● Written task: Look for the string "chart" in every line, and copy each line that has it.

====== Available data ======

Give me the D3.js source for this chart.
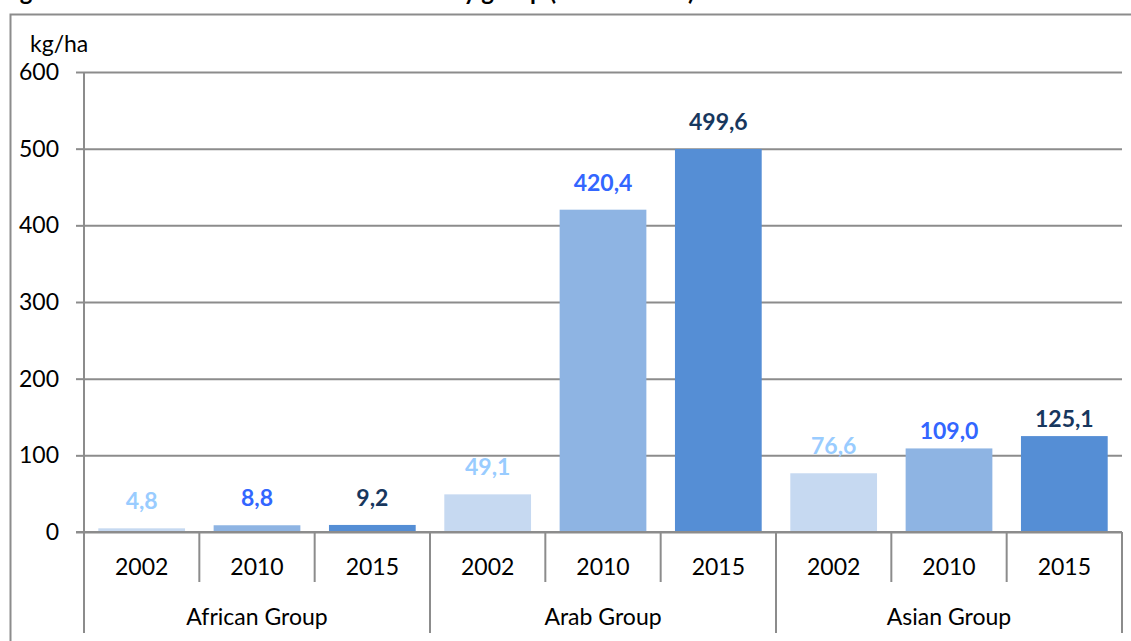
<!DOCTYPE html>
<html>
<head>
<meta charset="utf-8">
<script src="https://cdn.jsdelivr.net/npm/d3@7"></script>
<style>
  body { margin: 0; background: #fff; overflow: hidden; }
  svg { display: block; font-family: Lato, "Open Sans", sans-serif; }
</style>
</head>
<body>
<svg id="chart" width="1131" height="641"></svg>
<script>
// data
var groups = ["African Group", "Arab Group", "Asian Group"];
var years = ["2002", "2010", "2015"];
var african = [4.8, 8.8, 9.2];
var arab = [49.1, 420.4, 499.6];
var asian = [76.6, 109.0, 125.1];
var yTicks = [0, 100, 200, 300, 400, 500, 600];

var values = [african, arab, asian];
var barColor = {"2002": "#c6d9f1", "2010": "#8eb4e3", "2015": "#558ed5"};
var labelColor = {"2002": "#99ccff", "2010": "#3366ff", "2015": "#17375e"};
var grey = "#8c8c8c";
var fs = 23;

var svg = d3.select("#chart");

// figure title, cut off at the top of the picture
svg.append("text")
    .attr("x", 0).attr("y", 0)
    .attr("font-size", 24).attr("font-weight", "bold")
    .attr("fill", "#000")
    .text("Figure 3: Total fertilizer use on arable land by group (2002 - 2015)");

// chart frame
svg.append("path")
    .attr("d", "M10.5,1000V14.5H1200")
    .attr("fill", "none").attr("stroke", grey).attr("stroke-width", 2);

var plotL = 84, plotR = 1122, plotT = 72, base = 532, catBottom = 633;

var y = d3.scaleLinear().domain([0, 600]).range([base, plotT]);
var x0 = d3.scaleBand().domain(groups).range([plotL, plotR]);
var x1 = d3.scaleBand().domain(years).range([0, x0.bandwidth()])
    .paddingInner(0.248).paddingOuter(0.124);

// gridlines + ticks
var grid = svg.append("g").attr("transform", "translate(" + plotL + ",0)")
    .call(d3.axisLeft(y).tickValues(yTicks).tickSize(-(plotR - plotL)).tickFormat(""));
grid.select(".domain").remove();
grid.selectAll("line").attr("stroke", grey).attr("stroke-width", 2);

var yAxis = svg.append("g").attr("transform", "translate(" + plotL + ",0)")
    .call(d3.axisLeft(y).tickValues(yTicks).tickSize(8).tickPadding(17).tickFormat(d3.format("d")));
yAxis.select(".domain").remove();
yAxis.selectAll("line").attr("stroke", grey).attr("stroke-width", 2);
yAxis.selectAll("text").attr("font-size", fs).attr("fill", "#000")
    .attr("font-family", "Lato, sans-serif");

svg.append("text").attr("x", 30).attr("y", 52)
    .attr("font-size", fs).attr("fill", "#000").text("kg/ha");

// bars
var fmt = function (v) { return d3.format(".1f")(v).replace(".", ","); };
var rows = [];
groups.forEach(function (g, gi) {
    years.forEach(function (yr, yi) {
        rows.push({group: g, year: yr, value: values[gi][yi]});
    });
});

var gBars = svg.append("g");
gBars.selectAll("rect").data(rows).enter().append("rect")
    .attr("x", function (d) { return x0(d.group) + x1(d.year); })
    .attr("width", x1.bandwidth())
    .attr("y", function (d) { return y(d.value); })
    .attr("height", function (d) { return base - y(d.value); })
    .attr("fill", function (d) { return barColor[d.year]; });

// value labels (Excel had the two tallest Asian labels dragged down)
var nudge = {"Asian Group 2010": 10, "Asian Group 2015": 10};
gBars.selectAll("text").data(rows).enter().append("text")
    .attr("x", function (d) { return x0(d.group) + x1(d.year) + x1.bandwidth() / 2; })
    .attr("y", function (d) { return y(d.value) - 19 + (nudge[d.group + " " + d.year] || 0); })
    .attr("text-anchor", "middle")
    .attr("font-size", fs).attr("font-weight", "bold")
    .attr("fill", function (d) { return labelColor[d.year]; })
    .text(function (d) { return fmt(d.value); });

// baseline
svg.append("line").attr("x1", plotL - 8).attr("x2", plotR)
    .attr("y1", base).attr("y2", base).attr("stroke", grey).attr("stroke-width", 2);
svg.append("line").attr("x1", plotL).attr("x2", plotL)
    .attr("y1", plotT).attr("y2", catBottom).attr("stroke", grey).attr("stroke-width", 2);

// category axis: year dividers and group dividers
var cat = svg.append("g");
groups.forEach(function (g) {
    years.forEach(function (yr, yi) {
        var cx0 = x0(g) + x0.bandwidth() * yi / years.length;
        var cw = x0.bandwidth() / years.length;
        if (yi > 0) {
            cat.append("line").attr("x1", cx0).attr("x2", cx0)
                .attr("y1", base).attr("y2", 582).attr("stroke", grey).attr("stroke-width", 2);
        }
        cat.append("text").attr("x", cx0 + cw / 2).attr("y", 575)
            .attr("text-anchor", "middle").attr("font-size", fs).attr("fill", "#000").text(yr);
    });
    cat.append("line").attr("x1", x0(g) + x0.bandwidth()).attr("x2", x0(g) + x0.bandwidth())
        .attr("y1", base).attr("y2", catBottom).attr("stroke", grey).attr("stroke-width", 2);
    cat.append("text").attr("x", x0(g) + x0.bandwidth() / 2).attr("y", 625)
        .attr("text-anchor", "middle").attr("font-size", fs).attr("fill", "#000").text(g);
});
</script>
</body>
</html>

======

● Full answer:
Give me the D3.js source for this chart.
<svg id="chart" width="1131" height="641"></svg>
var svg = d3.select("#chart");
// chart frame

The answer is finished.